Source data:
#####

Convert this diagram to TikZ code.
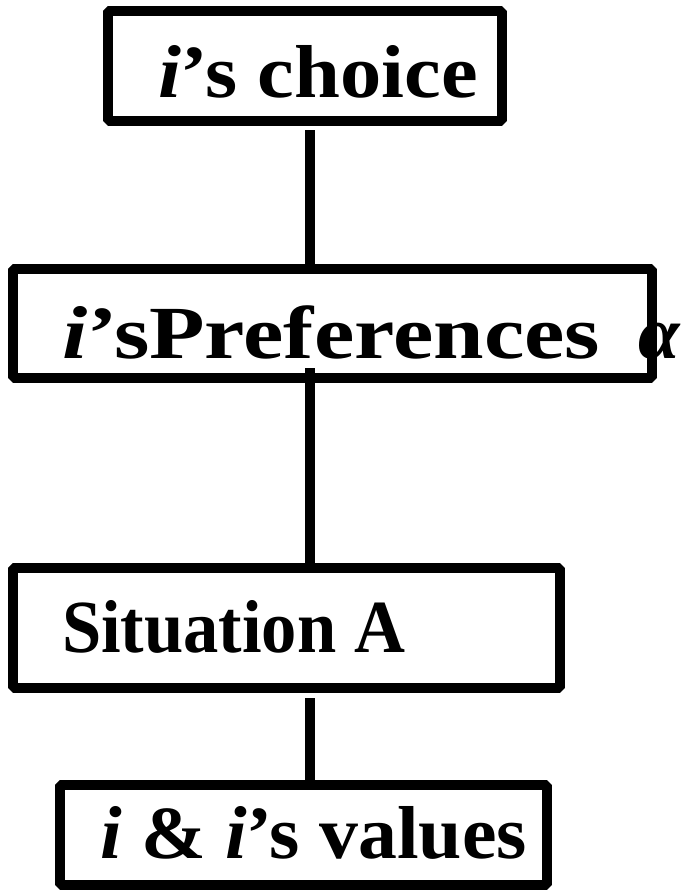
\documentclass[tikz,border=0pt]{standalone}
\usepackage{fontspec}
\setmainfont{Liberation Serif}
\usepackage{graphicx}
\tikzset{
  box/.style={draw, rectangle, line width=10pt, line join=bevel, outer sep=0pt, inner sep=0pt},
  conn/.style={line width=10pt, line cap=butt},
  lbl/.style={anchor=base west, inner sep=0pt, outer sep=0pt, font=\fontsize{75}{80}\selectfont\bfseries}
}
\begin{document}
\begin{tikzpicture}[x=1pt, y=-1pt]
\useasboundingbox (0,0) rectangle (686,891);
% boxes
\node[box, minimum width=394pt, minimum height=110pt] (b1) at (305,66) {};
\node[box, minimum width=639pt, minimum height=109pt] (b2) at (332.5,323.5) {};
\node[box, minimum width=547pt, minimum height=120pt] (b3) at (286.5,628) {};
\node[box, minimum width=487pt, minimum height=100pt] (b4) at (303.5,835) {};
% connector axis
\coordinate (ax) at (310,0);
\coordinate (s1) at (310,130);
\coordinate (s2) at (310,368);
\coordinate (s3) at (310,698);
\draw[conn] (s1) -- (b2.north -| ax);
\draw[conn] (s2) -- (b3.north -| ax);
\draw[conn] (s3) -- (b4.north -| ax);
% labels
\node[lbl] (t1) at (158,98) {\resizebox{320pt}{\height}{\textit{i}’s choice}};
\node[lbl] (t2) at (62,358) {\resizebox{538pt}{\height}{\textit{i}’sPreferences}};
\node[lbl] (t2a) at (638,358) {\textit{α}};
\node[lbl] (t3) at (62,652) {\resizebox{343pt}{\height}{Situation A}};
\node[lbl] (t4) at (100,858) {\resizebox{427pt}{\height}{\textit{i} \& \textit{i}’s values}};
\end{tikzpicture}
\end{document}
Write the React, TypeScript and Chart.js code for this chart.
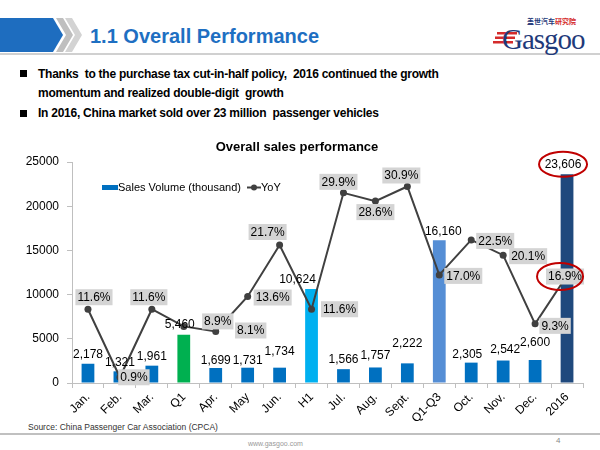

#####

#### Exercise directions
In the material above, find the lines that contain "this" and show them.

#### The result
Convert this diagram to TikZ code.
Write the React, TypeScript and Chart.js code for this chart.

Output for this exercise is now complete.